DATA TO USE:
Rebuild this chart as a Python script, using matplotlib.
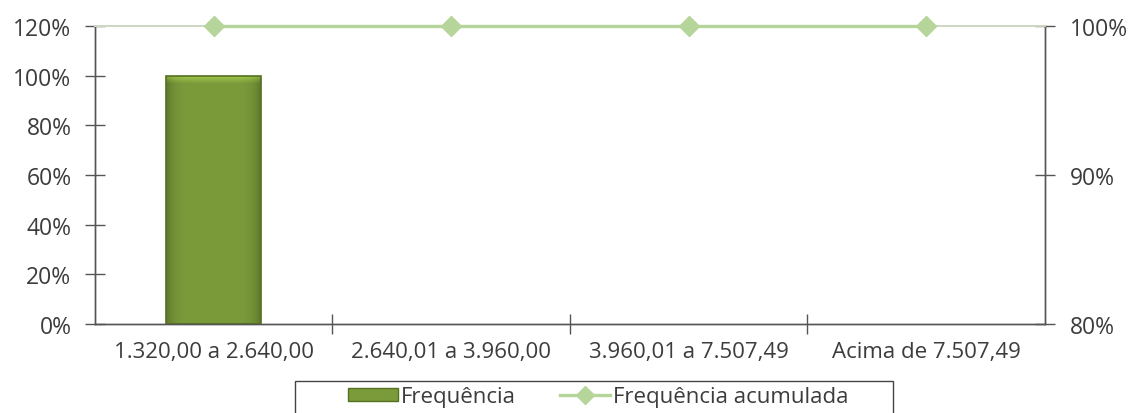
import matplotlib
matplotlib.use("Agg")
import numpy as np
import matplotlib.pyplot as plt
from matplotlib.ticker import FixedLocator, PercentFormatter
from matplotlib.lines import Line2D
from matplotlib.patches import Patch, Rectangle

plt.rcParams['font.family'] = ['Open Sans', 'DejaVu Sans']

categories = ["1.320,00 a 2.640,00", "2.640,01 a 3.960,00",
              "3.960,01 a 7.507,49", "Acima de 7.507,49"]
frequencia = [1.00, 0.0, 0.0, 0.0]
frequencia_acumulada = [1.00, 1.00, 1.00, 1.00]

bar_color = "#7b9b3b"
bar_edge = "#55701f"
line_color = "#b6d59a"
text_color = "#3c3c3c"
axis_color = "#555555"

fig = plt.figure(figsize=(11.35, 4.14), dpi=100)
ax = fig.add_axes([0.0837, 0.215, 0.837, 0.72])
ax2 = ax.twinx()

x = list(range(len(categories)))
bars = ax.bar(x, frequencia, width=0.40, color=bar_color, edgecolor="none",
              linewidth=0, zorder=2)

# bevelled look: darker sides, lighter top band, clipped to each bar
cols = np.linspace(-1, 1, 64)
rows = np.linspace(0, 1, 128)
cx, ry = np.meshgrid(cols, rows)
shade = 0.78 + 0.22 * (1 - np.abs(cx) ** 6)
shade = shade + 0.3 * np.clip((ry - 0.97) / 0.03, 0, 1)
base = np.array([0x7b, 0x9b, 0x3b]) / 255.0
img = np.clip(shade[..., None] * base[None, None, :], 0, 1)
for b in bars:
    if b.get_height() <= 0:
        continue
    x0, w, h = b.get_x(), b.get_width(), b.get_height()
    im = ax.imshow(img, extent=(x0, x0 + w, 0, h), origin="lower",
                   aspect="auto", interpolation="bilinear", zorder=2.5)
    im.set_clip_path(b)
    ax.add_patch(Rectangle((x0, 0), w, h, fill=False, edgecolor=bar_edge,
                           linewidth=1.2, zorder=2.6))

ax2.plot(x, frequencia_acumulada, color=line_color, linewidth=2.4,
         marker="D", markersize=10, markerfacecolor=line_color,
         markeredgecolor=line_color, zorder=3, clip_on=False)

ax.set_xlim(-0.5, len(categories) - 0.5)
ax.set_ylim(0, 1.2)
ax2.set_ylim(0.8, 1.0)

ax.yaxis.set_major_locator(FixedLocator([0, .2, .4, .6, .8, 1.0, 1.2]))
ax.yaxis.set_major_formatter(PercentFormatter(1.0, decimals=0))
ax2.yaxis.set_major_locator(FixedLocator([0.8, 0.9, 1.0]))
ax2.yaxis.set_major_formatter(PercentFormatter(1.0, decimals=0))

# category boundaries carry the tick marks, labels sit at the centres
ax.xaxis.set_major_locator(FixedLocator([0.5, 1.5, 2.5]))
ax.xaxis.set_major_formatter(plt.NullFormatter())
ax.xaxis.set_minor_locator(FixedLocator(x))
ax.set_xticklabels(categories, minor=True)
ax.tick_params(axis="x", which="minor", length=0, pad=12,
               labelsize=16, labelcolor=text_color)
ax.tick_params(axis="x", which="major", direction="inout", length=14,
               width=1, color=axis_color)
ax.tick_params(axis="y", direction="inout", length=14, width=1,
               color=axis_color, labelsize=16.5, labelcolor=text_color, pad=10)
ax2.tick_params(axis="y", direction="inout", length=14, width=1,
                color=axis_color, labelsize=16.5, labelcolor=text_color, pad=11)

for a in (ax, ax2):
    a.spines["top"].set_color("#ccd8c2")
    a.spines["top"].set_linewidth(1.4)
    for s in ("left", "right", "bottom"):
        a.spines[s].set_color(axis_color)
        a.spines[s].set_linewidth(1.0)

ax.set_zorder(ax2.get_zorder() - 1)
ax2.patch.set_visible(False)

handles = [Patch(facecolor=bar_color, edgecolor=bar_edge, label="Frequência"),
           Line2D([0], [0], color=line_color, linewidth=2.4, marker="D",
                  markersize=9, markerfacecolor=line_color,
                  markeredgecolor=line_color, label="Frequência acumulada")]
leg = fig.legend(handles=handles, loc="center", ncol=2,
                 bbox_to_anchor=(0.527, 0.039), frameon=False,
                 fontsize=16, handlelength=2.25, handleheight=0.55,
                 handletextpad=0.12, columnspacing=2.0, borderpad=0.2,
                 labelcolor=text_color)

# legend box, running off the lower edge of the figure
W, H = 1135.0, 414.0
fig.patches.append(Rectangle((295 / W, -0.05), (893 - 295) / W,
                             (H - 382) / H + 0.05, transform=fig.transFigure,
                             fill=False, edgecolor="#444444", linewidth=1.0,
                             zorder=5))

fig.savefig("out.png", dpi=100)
--
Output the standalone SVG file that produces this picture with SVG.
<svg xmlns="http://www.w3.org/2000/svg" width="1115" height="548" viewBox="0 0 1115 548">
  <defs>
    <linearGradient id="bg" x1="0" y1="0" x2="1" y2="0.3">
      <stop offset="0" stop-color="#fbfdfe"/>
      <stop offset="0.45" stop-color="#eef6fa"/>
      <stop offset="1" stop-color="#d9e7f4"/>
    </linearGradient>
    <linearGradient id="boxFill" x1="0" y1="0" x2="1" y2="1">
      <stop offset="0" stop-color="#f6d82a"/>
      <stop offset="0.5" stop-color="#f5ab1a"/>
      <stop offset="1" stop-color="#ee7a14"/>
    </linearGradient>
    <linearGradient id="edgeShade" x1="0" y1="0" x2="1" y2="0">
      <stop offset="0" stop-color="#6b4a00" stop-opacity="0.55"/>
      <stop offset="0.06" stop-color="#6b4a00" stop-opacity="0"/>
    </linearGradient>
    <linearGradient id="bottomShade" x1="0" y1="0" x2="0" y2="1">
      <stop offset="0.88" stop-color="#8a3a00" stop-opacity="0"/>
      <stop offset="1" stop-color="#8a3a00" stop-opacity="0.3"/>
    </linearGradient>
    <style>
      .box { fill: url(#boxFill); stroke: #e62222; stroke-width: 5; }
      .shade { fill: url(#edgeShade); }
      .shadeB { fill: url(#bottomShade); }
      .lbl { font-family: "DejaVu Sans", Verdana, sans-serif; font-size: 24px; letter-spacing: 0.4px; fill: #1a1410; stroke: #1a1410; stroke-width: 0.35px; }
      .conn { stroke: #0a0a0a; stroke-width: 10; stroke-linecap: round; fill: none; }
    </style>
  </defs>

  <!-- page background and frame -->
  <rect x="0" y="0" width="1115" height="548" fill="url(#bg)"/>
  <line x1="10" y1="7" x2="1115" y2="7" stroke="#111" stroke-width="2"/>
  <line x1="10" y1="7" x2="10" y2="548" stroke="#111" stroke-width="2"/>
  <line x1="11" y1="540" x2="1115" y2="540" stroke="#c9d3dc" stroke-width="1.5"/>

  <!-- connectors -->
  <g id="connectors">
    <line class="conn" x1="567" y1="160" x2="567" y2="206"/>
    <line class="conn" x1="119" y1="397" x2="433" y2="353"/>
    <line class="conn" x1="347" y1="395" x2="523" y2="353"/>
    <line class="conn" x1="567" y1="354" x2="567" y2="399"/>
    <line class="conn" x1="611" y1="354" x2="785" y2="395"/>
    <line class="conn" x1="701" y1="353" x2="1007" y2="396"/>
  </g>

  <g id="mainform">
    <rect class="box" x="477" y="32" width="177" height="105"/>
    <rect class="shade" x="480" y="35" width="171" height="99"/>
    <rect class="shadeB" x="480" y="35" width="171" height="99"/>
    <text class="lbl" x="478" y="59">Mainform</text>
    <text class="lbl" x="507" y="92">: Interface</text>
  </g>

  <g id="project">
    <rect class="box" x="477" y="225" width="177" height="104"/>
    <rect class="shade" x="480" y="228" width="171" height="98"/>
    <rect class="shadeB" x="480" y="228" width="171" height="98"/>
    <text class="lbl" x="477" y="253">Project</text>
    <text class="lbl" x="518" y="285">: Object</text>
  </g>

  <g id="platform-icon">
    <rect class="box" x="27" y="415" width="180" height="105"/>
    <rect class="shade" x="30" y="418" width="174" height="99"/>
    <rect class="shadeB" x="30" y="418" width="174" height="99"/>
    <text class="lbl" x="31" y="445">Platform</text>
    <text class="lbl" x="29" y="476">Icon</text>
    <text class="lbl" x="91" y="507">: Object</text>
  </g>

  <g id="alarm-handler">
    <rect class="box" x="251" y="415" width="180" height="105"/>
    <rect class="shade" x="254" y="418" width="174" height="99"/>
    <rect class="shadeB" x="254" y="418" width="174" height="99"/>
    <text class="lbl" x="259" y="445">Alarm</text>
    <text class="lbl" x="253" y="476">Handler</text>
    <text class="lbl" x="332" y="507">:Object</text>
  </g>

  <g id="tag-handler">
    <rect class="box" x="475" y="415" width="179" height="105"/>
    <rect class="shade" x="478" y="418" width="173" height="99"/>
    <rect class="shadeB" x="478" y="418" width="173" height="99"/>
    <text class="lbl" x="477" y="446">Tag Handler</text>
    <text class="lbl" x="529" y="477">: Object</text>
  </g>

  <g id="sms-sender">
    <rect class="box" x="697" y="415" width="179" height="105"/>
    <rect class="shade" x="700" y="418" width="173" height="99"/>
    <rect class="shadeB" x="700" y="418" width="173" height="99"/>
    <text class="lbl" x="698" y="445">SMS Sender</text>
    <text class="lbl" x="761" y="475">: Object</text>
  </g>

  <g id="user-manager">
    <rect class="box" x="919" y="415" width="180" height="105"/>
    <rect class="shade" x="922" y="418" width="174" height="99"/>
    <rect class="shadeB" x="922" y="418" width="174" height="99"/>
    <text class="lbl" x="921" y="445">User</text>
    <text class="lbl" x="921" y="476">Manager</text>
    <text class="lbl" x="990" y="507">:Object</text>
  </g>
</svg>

PROBLEM: Find the word "matplotlib" in the material, then list each line that holds it.

THE COMPLETED TASK:
Rebuild this chart as a Python script, using matplotlib.
import matplotlib
matplotlib.use("Agg")
import matplotlib.pyplot as plt
from matplotlib.ticker import FixedLocator, PercentFormatter
from matplotlib.lines import Line2D
from matplotlib.patches import Patch, Rectangle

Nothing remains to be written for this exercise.